---------- Information shown

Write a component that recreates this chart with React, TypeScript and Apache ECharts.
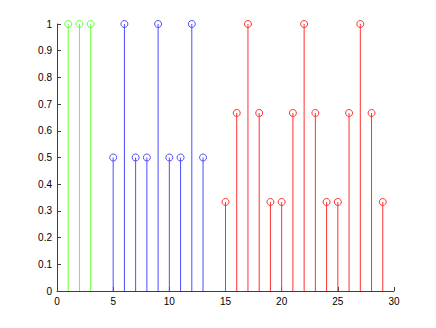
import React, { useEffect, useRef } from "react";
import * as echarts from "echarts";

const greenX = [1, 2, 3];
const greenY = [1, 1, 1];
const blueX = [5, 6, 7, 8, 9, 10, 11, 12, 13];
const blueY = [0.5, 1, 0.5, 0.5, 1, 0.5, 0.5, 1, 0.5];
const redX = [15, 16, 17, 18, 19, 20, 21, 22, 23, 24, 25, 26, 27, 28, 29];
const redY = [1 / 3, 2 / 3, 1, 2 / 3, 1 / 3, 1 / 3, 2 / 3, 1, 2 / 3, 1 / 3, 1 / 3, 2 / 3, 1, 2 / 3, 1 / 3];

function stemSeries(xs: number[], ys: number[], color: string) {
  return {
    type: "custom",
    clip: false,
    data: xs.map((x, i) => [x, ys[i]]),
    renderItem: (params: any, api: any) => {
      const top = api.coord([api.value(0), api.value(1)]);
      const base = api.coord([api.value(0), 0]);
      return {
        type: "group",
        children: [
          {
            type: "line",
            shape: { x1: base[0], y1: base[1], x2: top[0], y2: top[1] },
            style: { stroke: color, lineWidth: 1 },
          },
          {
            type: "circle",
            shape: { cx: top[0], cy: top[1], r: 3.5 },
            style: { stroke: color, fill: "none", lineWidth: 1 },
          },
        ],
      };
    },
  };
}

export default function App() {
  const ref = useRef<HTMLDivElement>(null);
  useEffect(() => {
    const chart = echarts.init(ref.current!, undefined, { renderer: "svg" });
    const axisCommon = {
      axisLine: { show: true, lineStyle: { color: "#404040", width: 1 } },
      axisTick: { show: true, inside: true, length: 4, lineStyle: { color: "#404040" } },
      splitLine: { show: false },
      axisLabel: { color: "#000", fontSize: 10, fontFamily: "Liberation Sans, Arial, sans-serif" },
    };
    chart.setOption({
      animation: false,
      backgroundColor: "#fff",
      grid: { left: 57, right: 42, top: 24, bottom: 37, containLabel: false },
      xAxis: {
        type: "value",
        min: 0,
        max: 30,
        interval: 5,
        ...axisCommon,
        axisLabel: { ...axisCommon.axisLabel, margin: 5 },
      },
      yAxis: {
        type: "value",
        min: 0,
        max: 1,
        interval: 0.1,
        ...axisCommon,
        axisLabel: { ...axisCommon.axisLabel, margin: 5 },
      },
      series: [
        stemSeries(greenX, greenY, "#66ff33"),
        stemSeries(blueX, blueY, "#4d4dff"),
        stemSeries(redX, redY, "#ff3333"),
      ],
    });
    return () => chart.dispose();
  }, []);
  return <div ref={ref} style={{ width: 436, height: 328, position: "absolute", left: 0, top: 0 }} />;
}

--------------------

_Description of the task_
Using the listing above, gather each line that holds the string "React" and copy it.

_Output below_
Write a component that recreates this chart with React, TypeScript and Apache ECharts.
import React, { useEffect, useRef } from "react";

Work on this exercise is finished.